>> Start
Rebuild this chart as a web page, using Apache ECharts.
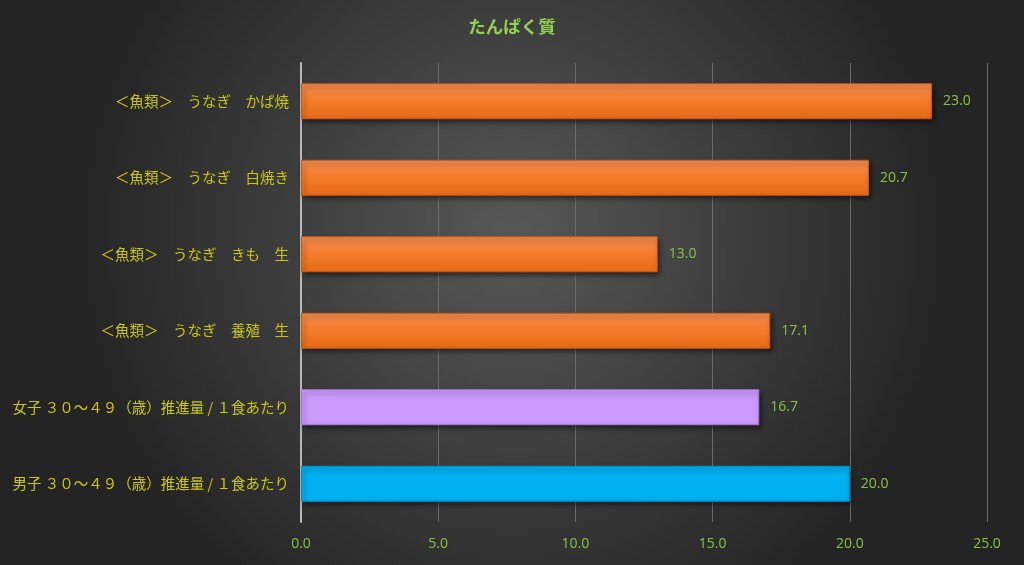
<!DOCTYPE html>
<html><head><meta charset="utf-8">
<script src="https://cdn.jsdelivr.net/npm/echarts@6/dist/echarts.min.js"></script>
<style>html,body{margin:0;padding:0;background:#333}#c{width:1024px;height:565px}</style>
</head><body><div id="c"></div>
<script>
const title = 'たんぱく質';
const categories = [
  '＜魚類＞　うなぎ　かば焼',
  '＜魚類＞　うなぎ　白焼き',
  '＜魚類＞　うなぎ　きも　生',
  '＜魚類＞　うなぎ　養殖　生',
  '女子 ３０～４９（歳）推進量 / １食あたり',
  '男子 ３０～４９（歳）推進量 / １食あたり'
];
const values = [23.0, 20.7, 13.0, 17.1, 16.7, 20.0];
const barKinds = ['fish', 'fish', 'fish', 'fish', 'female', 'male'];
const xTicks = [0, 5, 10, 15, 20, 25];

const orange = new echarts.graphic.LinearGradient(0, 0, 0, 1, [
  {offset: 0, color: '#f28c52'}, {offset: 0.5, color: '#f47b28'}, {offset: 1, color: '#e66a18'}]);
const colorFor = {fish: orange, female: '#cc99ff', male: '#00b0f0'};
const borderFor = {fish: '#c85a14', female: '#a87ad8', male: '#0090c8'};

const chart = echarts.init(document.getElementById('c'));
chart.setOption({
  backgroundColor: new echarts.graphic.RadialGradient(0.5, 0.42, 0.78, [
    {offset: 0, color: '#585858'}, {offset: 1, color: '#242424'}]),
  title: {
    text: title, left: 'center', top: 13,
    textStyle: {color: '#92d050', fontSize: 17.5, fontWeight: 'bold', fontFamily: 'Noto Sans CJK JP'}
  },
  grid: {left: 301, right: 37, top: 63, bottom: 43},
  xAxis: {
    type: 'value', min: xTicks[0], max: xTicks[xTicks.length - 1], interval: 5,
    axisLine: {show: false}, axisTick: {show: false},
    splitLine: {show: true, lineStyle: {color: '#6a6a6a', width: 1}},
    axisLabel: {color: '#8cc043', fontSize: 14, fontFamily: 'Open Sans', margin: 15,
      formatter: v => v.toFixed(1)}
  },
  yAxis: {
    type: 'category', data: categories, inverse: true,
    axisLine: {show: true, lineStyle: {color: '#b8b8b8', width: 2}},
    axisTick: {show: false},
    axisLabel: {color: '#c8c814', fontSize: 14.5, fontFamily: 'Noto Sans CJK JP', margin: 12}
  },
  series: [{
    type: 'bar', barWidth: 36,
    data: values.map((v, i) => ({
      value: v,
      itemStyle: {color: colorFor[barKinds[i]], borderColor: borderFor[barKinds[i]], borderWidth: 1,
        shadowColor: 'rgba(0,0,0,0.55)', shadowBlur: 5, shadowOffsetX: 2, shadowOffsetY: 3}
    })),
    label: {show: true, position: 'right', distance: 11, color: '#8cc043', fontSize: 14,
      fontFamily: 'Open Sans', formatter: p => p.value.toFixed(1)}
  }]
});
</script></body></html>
>> End
## TASK REQUIREMENTS
Copy out all of the data word for word. Do not carry over any picture.

## EXERCISE RESULT
Rebuild this chart as a web page, using Apache ECharts.
<!DOCTYPE html>
<html><head><meta charset="utf-8">
<script src="https://cdn.jsdelivr.net/npm/echarts@6/dist/echarts.min.js"></script>
<style>html,body{margin:0;padding:0;background:#333}#c{width:1024px;height:565px}</style>
</head><body><div id="c"></div>
<script>
const title = 'たんぱく質';
const categories = [
  '＜魚類＞　うなぎ　かば焼',
  '＜魚類＞　うなぎ　白焼き',
  '＜魚類＞　うなぎ　きも　生',
  '＜魚類＞　うなぎ　養殖　生',
  '女子 ３０～４９（歳）推進量 / １食あたり',
  '男子 ３０～４９（歳）推進量 / １食あたり'
];
const values = [23.0, 20.7, 13.0, 17.1, 16.7, 20.0];
const barKinds = ['fish', 'fish', 'fish', 'fish', 'female', 'male'];
const xTicks = [0, 5, 10, 15, 20, 25];

const orange = new echarts.graphic.LinearGradient(0, 0, 0, 1, [
  {offset: 0, color: '#f28c52'}, {offset: 0.5, color: '#f47b28'}, {offset: 1, color: '#e66a18'}]);
const colorFor = {fish: orange, female: '#cc99ff', male: '#00b0f0'};
const borderFor = {fish: '#c85a14', female: '#a87ad8', male: '#0090c8'};

const chart = echarts.init(document.getElementById('c'));
chart.setOption({
  backgroundColor: new echarts.graphic.RadialGradient(0.5, 0.42, 0.78, [
    {offset: 0, color: '#585858'}, {offset: 1, color: '#242424'}]),
  title: {
    text: title, left: 'center', top: 13,
    textStyle: {color: '#92d050', fontSize: 17.5, fontWeight: 'bold', fontFamily: 'Noto Sans CJK JP'}
  },
  grid: {left: 301, right: 37, top: 63, bottom: 43},
  xAxis: {
    type: 'value', min: xTicks[0], max: xTicks[xTicks.length - 1], interval: 5,
    axisLine: {show: false}, axisTick: {show: false},
    splitLine: {show: true, lineStyle: {color: '#6a6a6a', width: 1}},
    axisLabel: {color: '#8cc043', fontSize: 14, fontFamily: 'Open Sans', margin: 15,
      formatter: v => v.toFixed(1)}
  },
  yAxis: {
    type: 'category', data: categories, inverse: true,
    axisLine: {show: true, lineStyle: {color: '#b8b8b8', width: 2}},
    axisTick: {show: false},
    axisLabel: {color: '#c8c814', fontSize: 14.5, fontFamily: 'Noto Sans CJK JP', margin: 12}
  },
  series: [{
    type: 'bar', barWidth: 36,
    data: values.map((v, i) => ({
      value: v,
      itemStyle: {color: colorFor[barKinds[i]], borderColor: borderFor[barKinds[i]], borderWidth: 1,
        shadowColor: 'rgba(0,0,0,0.55)', shadowBlur: 5, shadowOffsetX: 2, shadowOffsetY: 3}
    })),
    label: {show: true, position: 'right', distance: 11, color: '#8cc043', fontSize: 14,
      fontFamily: 'Open Sans', formatter: p => p.value.toFixed(1)}
  }]
});
</script></body></html>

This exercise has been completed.